I've done something similar, but with .csv file. This was as simple as CSV.parse(entry.get_input_stream.read)
. However, that just gives me a string of encoded gibberish when using it on an .xlsx file.
I've looked around and the closest answer I got was temporarily extracting the files, but I want to avoid doing this since the files can get pretty large.
Does anyone have any suggestions? Thanks in advance.

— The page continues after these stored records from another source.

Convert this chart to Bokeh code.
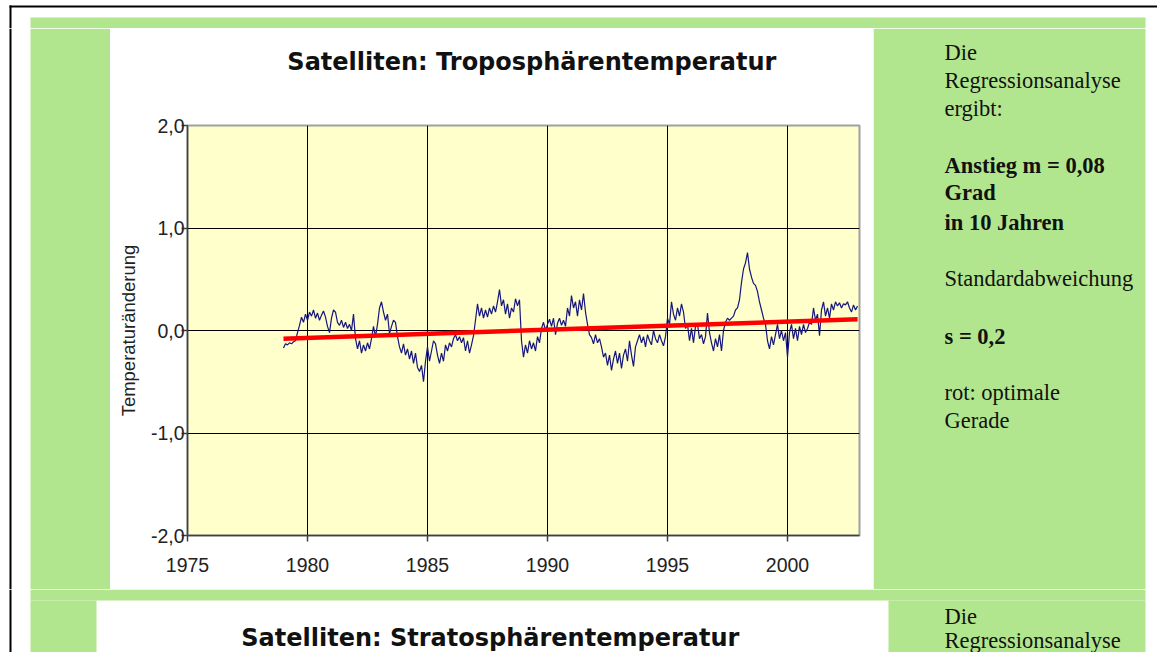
from bokeh.plotting import figure
from bokeh.layouts import row, column
from bokeh.models import Range1d, FixedTicker, Label
from bokeh.embed import file_html
from bokeh.resources import INLINE

# ---------------- data ----------------
start_year = 1979
anomaly = [
    # 1979
    -0.17, -0.13, -0.14, -0.12, -0.13, -0.11, -0.10, -0.02, 0.05, 0.13, 0.08, 0.16,
    # 1980
    0.10, 0.18, 0.14, 0.20, 0.12, 0.17, 0.10, 0.15, 0.19, 0.13, 0.04, -0.02,
    # 1981
    0.12, 0.20, 0.18, 0.08, 0.05, 0.10, 0.03, 0.08, 0.02, 0.06, 0.00, 0.16,
    # 1982
    -0.08, -0.18, -0.10, -0.22, -0.14, -0.20, -0.12, -0.18, -0.08, 0.04, -0.06, 0.06,
    # 1983
    0.22, 0.28, 0.18, 0.10, 0.16, -0.03, 0.04, 0.10, 0.08, -0.06, -0.16, -0.22,
    # 1984
    -0.13, -0.24, -0.18, -0.28, -0.20, -0.32, -0.22, -0.36, -0.40, -0.34, -0.50, -0.30,
    # 1985
    -0.16, -0.30, -0.20, -0.10, -0.13, -0.24, -0.32, -0.22, -0.30, -0.14, -0.20, -0.12,
    # 1986
    -0.16, -0.08, -0.04, -0.10, -0.06, -0.12, -0.07, -0.20, -0.10, -0.22, -0.14, -0.05,
    # 1987
    0.10, 0.26, 0.14, 0.22, 0.12, 0.20, 0.13, 0.22, 0.16, 0.24, 0.18, 0.28,
    # 1988
    0.40, 0.24, 0.30, 0.16, 0.26, 0.12, 0.22, 0.18, 0.31, 0.24, 0.30, -0.10,
    # 1989
    -0.26, -0.14, -0.22, -0.10, -0.18, -0.12, -0.20, -0.06, -0.12, 0.02, 0.08, 0.00,
    # 1990
    0.06, 0.11, 0.04, 0.12, -0.04, 0.07, 0.12, 0.05, 0.10, 0.04, 0.22, 0.14,
    # 1991
    0.34, 0.22, 0.28, 0.14, 0.30, 0.20, 0.36, 0.18, 0.06, -0.04, -0.07, -0.13,
    # 1992
    -0.04, -0.12, -0.08, -0.16, -0.26, -0.22, -0.34, -0.24, -0.39, -0.28, -0.20, -0.32,
    # 1993
    -0.22, -0.37, -0.24, -0.18, -0.30, -0.10, -0.24, -0.35, -0.16, -0.10, -0.04, -0.12,
    # 1994
    -0.06, -0.16, -0.04, -0.10, -0.14, 0.00, -0.08, -0.12, -0.04, -0.10, -0.15, -0.06,
    # 1995
    0.12, 0.06, 0.28, 0.16, 0.10, 0.22, 0.14, 0.26, 0.18, 0.02, 0.06, -0.10,
    # 1996
    0.02, -0.12, 0.04, 0.06, -0.08, -0.04, -0.13, -0.06, 0.17, -0.02, -0.12, -0.20,
    # 1997
    -0.08, -0.16, -0.04, -0.20, 0.00, 0.08, 0.12, 0.10, 0.12, 0.14, 0.20, 0.22,
    # 1998
    0.30, 0.47, 0.60, 0.66, 0.76, 0.60, 0.52, 0.46, 0.44, 0.38, 0.28, 0.20,
    # 1999
    0.12, 0.06, -0.10, -0.18, -0.06, -0.14, -0.04, 0.06, -0.08, 0.00, -0.10, -0.02,
    # 2000
    -0.26, -0.02, 0.06, -0.08, 0.02, -0.10, 0.04, -0.04, 0.06, -0.02, 0.02, 0.08,
    # 2001
    0.06, 0.22, 0.10, 0.16, -0.05, 0.20, 0.28, 0.14, 0.22, 0.12, 0.26, 0.20,
    # 2002
    0.28, 0.24, 0.27, 0.22, 0.26, 0.25, 0.28, 0.22, 0.18, 0.25, 0.20, 0.24,
]
months = [start_year + i / 12 for i in range(len(anomaly))]

trend_years = [1979.0, 2002.92]
trend_values = [-0.08, 0.11]

x_ticks = [1975, 1980, 1985, 1990, 1995, 2000]
x_tick_labels = ["1975", "1980", "1985", "1990", "1995", "2000"]
y_ticks = [-2, -1, 0, 1, 2]
y_tick_labels = ["-2,0", "-1,0", "0,0", "1,0", "2,0"]

title_1 = "Satelliten: Troposphärentemperatur"
title_2 = "Satelliten:  Stratosphärentemperatur"
y_label = "Temperaturänderung"
side_text = [
    ("Die", "normal"), ("Regressionsanalyse", "normal"), ("ergibt:", "normal"),
    ("Anstieg m = 0,08", "bold"), ("Grad", "bold"), ("in 10 Jahren", "bold"),
    ("Standardabweichung", "normal"), ("s = 0,2", "bold"),
    ("rot: optimale", "normal"), ("Gerade", "normal"),
]
side_text_2 = ["Die", "Regressionsanalyse"]

# ---------------- page layout ----------------
# positions are given as in the 1173x668 reference and scaled to the canvas
W, H = 1157, 652
KX, KY = W / 1173, H / 668


def cx(r):
    return int(round(r * KX))


def cy(r):
    return int(round(r * KY))


GREEN = "#b2e68e"
YELLOW = "#ffffcc"
SERIF = "Liberation Serif"


def deco(x0, x1, y0, y1):
    """A plain tile of the page, drawn in canvas pixel coordinates."""
    f = figure(width=x1 - x0, height=y1 - y0,
               x_range=Range1d(x0, x1), y_range=Range1d(y1, y0),
               output_backend="svg", toolbar_location=None, title=None,
               x_axis_location=None, y_axis_location=None,
               min_border=0, min_border_left=0, min_border_right=0,
               min_border_top=0, min_border_bottom=0)
    f.grid.visible = False
    f.outline_line_color = None
    f.background_fill_color = "white"
    f.border_fill_color = "white"
    return f


def box(f, l, t, r, b, color):
    f.quad(left=[l], right=[r], top=[t], bottom=[b],
           fill_color=color, line_color=None)


def text(f, x, y, s, size, font, style="normal", align="left"):
    f.add_layout(Label(x=x, y=y, text=s, text_align=align,
                       text_baseline="alphabetic", text_font=font,
                       text_font_style=style, text_font_size=size,
                       text_color="#111111"))


# key positions (reference pixels -> canvas pixels)
LINE_X0, LINE_X1 = cx(9), cx(11)        # black frame of the page (left)
LINE_Y0, LINE_Y1 = cy(5), cy(7)         # black frame of the page (top)
GX0, GX1, GY0 = cx(30), cx(1161), cy(17)  # green area
BX0, BX1, BY0, BY1 = cx(112), cx(885), cy(29), cy(603)  # white chart box
B2X0, B2X1, B2Y0 = cx(97), cx(900), cy(615)             # next chart box
FL, FR, FT, FB = cx(190), cx(871), cy(128), cy(548)     # plot area
TX = cx(957)                                              # side text x
TITLE_BOTTOM = cy(97)

# top strip
top = deco(0, W, 0, BY0)
box(top, GX0, GY0, GX1, BY0, GREEN)
box(top, LINE_X0, LINE_Y0, W, LINE_Y1, "black")
box(top, LINE_X0, LINE_Y0, LINE_X1, BY0, "black")

# left strip
left = deco(0, BX0, BY0, BY1)
box(left, GX0, BY0, BX0, BY1, GREEN)
box(left, LINE_X0, BY0, LINE_X1, BY1, "black")

# right strip with the side text
right = deco(BX1, W, BY0, BY1)
box(right, BX1, BY0, GX1, BY1, GREEN)
side_y = [53, 82, 111, 169, 197, 227, 285, 344, 402, 430]
for (s, style), y in zip(side_text, side_y):
    text(right, TX, cy(y), s, "22.5px", SERIF, style)

# title strip
ttl = deco(BX0, BX1, BY0, TITLE_BOTTOM)
text(ttl, cx(508), cy(63), title_1, "24px", "DejaVu Sans", "bold", "center")

# bottom strip (start of the next chart)
bot = deco(0, W, BY1, H)
box(bot, GX0, BY1, GX1, B2Y0, GREEN)
box(bot, GX0, B2Y0, B2X0, H, GREEN)
box(bot, B2X1, B2Y0, GX1, H, GREEN)
box(bot, LINE_X0, BY1, LINE_X1, H, "black")
text(bot, cx(501), cy(653), title_2, "24px", "DejaVu Sans", "bold", "center")
# the second side text is nudged up so that it stays inside the canvas
for s, y in zip(side_text_2, [616, 640]):
    text(bot, TX, y, s, "22.5px", SERIF)

# ---------------- the chart itself ----------------
p = figure(width=BX1 - BX0, height=BY1 - TITLE_BOTTOM,
           x_range=Range1d(1975, 2003), y_range=Range1d(-2, 2),
           output_backend="svg", toolbar_location=None, title=None,
           min_border_left=FL - BX0, min_border_right=BX1 - FR,
           min_border_top=FT - TITLE_BOTTOM, min_border_bottom=BY1 - FB)
p.background_fill_color = YELLOW
p.border_fill_color = "white"
p.outline_line_color = "#a0a0a0"
p.outline_line_width = 2

p.line(months, anomaly, line_color="#16167f", line_width=1.2)
p.line(trend_years, trend_values, line_color="#ff0000", line_width=4.5)

p.xaxis.ticker = FixedTicker(ticks=x_ticks)
p.yaxis.ticker = FixedTicker(ticks=y_ticks)
p.xaxis.major_label_overrides = dict(zip(x_ticks, x_tick_labels))
p.yaxis.major_label_overrides = dict(zip(y_ticks, y_tick_labels))
for ax in (p.xaxis, p.yaxis):
    ax.axis_line_color = "#404040"
    ax.axis_line_width = 1.5
    ax.major_tick_line_color = "#404040"
    ax.major_tick_line_width = 1.5
    ax.major_tick_in = 0
    ax.major_tick_out = 6
    ax.minor_tick_line_color = None
    ax.major_label_text_font = "Liberation Sans"
    ax.major_label_text_font_size = "19.5px"
    ax.major_label_text_color = "#222222"
p.xaxis.major_label_standoff = 16
p.yaxis.major_label_standoff = -3
p.yaxis.axis_label = y_label
p.yaxis.axis_label_text_font = "Liberation Sans"
p.yaxis.axis_label_text_font_style = "normal"
p.yaxis.axis_label_text_font_size = "18.5px"
p.yaxis.axis_label_text_color = "#222222"
p.yaxis.axis_label_standoff = 9

p.xgrid.grid_line_color = "black"
p.ygrid.grid_line_color = "black"
p.xgrid.grid_line_width = 1
p.ygrid.grid_line_width = 1

page = column(top,
              row(left, column(ttl, p, spacing=0), right, spacing=0),
              bot, spacing=0)

open("out.html", "w").write(file_html(page, INLINE))
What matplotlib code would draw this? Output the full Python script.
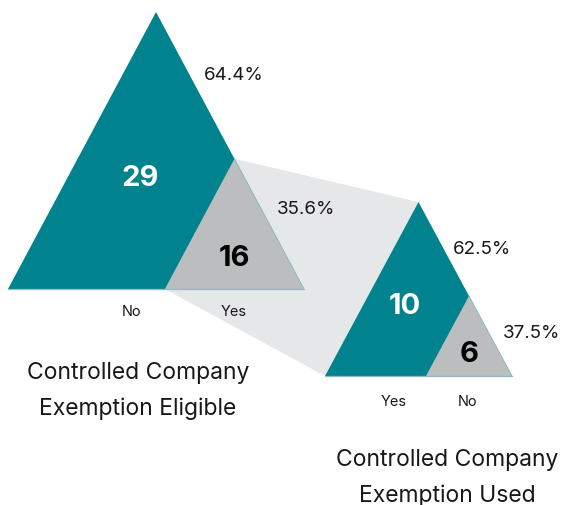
import matplotlib.pyplot as plt
from matplotlib.patches import Polygon

# counts for the two funnel stages
eligible_labels = ['No', 'Yes']
eligible_counts = [29, 16]
used_labels = ['Yes', 'No']
used_counts = [10, 6]
stage_titles = ['Controlled Company\nExemption Eligible',
                'Controlled Company\nExemption Used']

TEAL = '#00838f'
GREY = '#bcbdbf'
BAND = '#e6e7e8'
EDGE = '#8cbcc3'
INK = '#1a1718'
FONT = 'Inter'

W, H = 572, 506
fig = plt.figure(figsize=(W / 100, H / 100), dpi=100)
ax = fig.add_axes([0, 0, 1, 1])
ax.set_xlim(0, W)
ax.set_ylim(H, 0)
ax.axis('off')


def split_triangle(x0, base_y, width, height, frac):
    """Return outer points and the corner points of the inner (grey) triangle."""
    x1 = x0 + width
    apex = (x0 + width / 2, base_y - height)
    g_left = (x1 - frac * width, base_y)
    g_top = (x1 - frac * width / 2, base_y - frac * height)
    return apex, (x0, base_y), (x1, base_y), g_left, g_top


# big triangle (eligible) and small triangle (used)
big = split_triangle(8, 290, 296, 277, 0.47)
small = split_triangle(325, 377, 187, 174, 0.46)

# connecting band from grey part of first to second triangle
ax.add_patch(Polygon([big[4], small[0], small[1], big[3]], closed=True,
                     facecolor=BAND, edgecolor='none', zorder=1))

for tri in (big, small):
    apex, bl, br, gl, gt = tri
    ax.add_patch(Polygon([apex, bl, br], closed=True, facecolor=TEAL,
                         edgecolor='none', zorder=2))
    ax.add_patch(Polygon([gl, gt, br], closed=True, facecolor=GREY,
                         edgecolor='none', zorder=3))
    ax.plot([bl[0], br[0]], [bl[1], bl[1]], color=EDGE, lw=0.9, zorder=4)
    ax.plot([gt[0], br[0]], [gt[1], br[1]], color=EDGE, lw=0.6, zorder=4)

e_total = sum(eligible_counts)
u_total = sum(used_counts)
e_pct = [f'{c / e_total * 100:.1f}%' for c in eligible_counts]
u_pct = [f'{c / u_total * 100:.1f}%' for c in used_counts]

num_kw = dict(ha='center', va='center', fontsize=21, fontweight='bold',
              family=FONT, zorder=5)
pct_kw = dict(ha='center', va='center', fontsize=13.5, color=INK,
              family=FONT, zorder=5)
cat_kw = dict(ha='center', va='center', fontsize=10.5, color=INK,
              family=FONT, zorder=5)
title_kw = dict(ha='center', va='center', fontsize=16.5, color=INK,
                family=FONT, linespacing=1.75, zorder=5)

# eligible stage
ax.text(140, 178, str(eligible_counts[0]), color='white', **num_kw)
ax.text(234, 259, str(eligible_counts[1]), color='black', **num_kw)
ax.text(234, 75, e_pct[0], **pct_kw)
ax.text(306, 209, e_pct[1], **pct_kw)
ax.text(132, 312, eligible_labels[0], **cat_kw)
ax.text(234, 312, eligible_labels[1], **cat_kw)
ax.text(138, 391, stage_titles[0], **title_kw)

# used stage
ax.text(405, 306, str(used_counts[0]), color='white', **num_kw)
ax.text(469, 355, str(used_counts[1]), color='black', **num_kw)
ax.text(482, 249, u_pct[0], **pct_kw)
ax.text(532, 333, u_pct[1], **pct_kw)
ax.text(394, 402, used_labels[0], **cat_kw)
ax.text(468, 402, used_labels[1], **cat_kw)
ax.text(447, 478, stage_titles[1], **title_kw)

fig.savefig('out.png', dpi=100)
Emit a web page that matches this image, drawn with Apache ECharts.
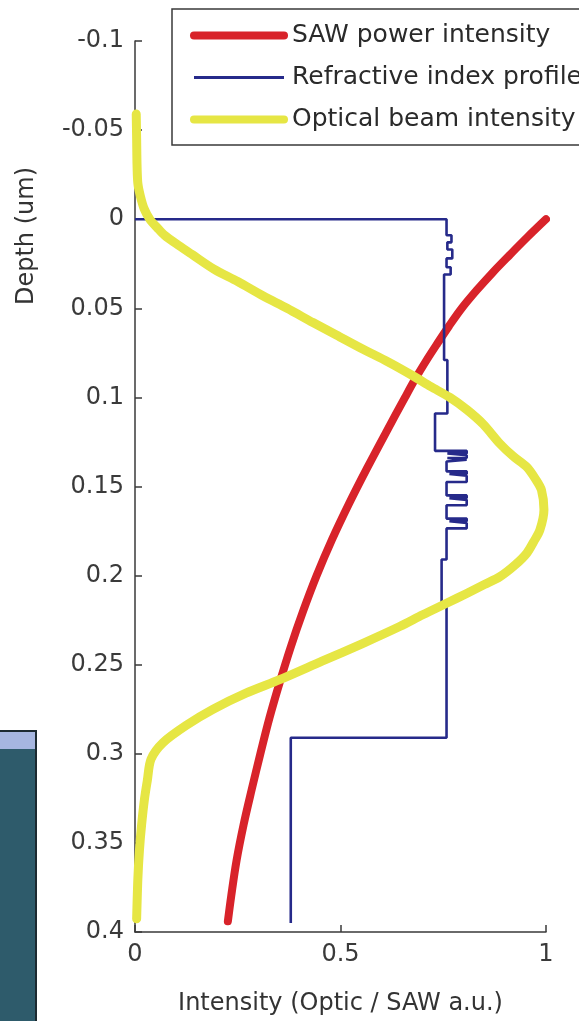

So what you need to do is convert the stream into an IO
object that Roo
can understand.
To determine if the object passed to Roo::Spreadsheet.open
is a "stream" Roo
uses the following method:
def is_stream?(filename_or_stream)
filename_or_stream.respond_to?(:seek)
end
Since a Zip::InputStream
does not respond to seek
you cannot use this object directly. To get around this we simply need an object that does respond to seek
(like a StringIO
)
We can just read
the input stream into the StringIO
directly:
stream = StringIO.new(entry.get_input_stream.read)
Or the Zip
library also provides a method to copy a Zip::InputStream
to another IO
object through the IOExtras
module, which I think reads fairly nicely as well.
Knowing all of the above we can implement as follows:
Zip::File.open(file_path) do |zip_file|
zip_file.each do |entry|
# make sure Roo can handle the file (at least based on the extension)
ext = File.extname(entry.name)&.to_sym
next unless Roo::CLASS_FOR_EXTENSION[ext]
# stream = StringIO.new(entry.get_input_stream.read)
::Zip::IOExtras.copy_stream(stream = StringIO.new, entry.get_input_stream)
spreadsheet = Roo::Spreadsheet.open(stream, extension: ext)
# process file
end
end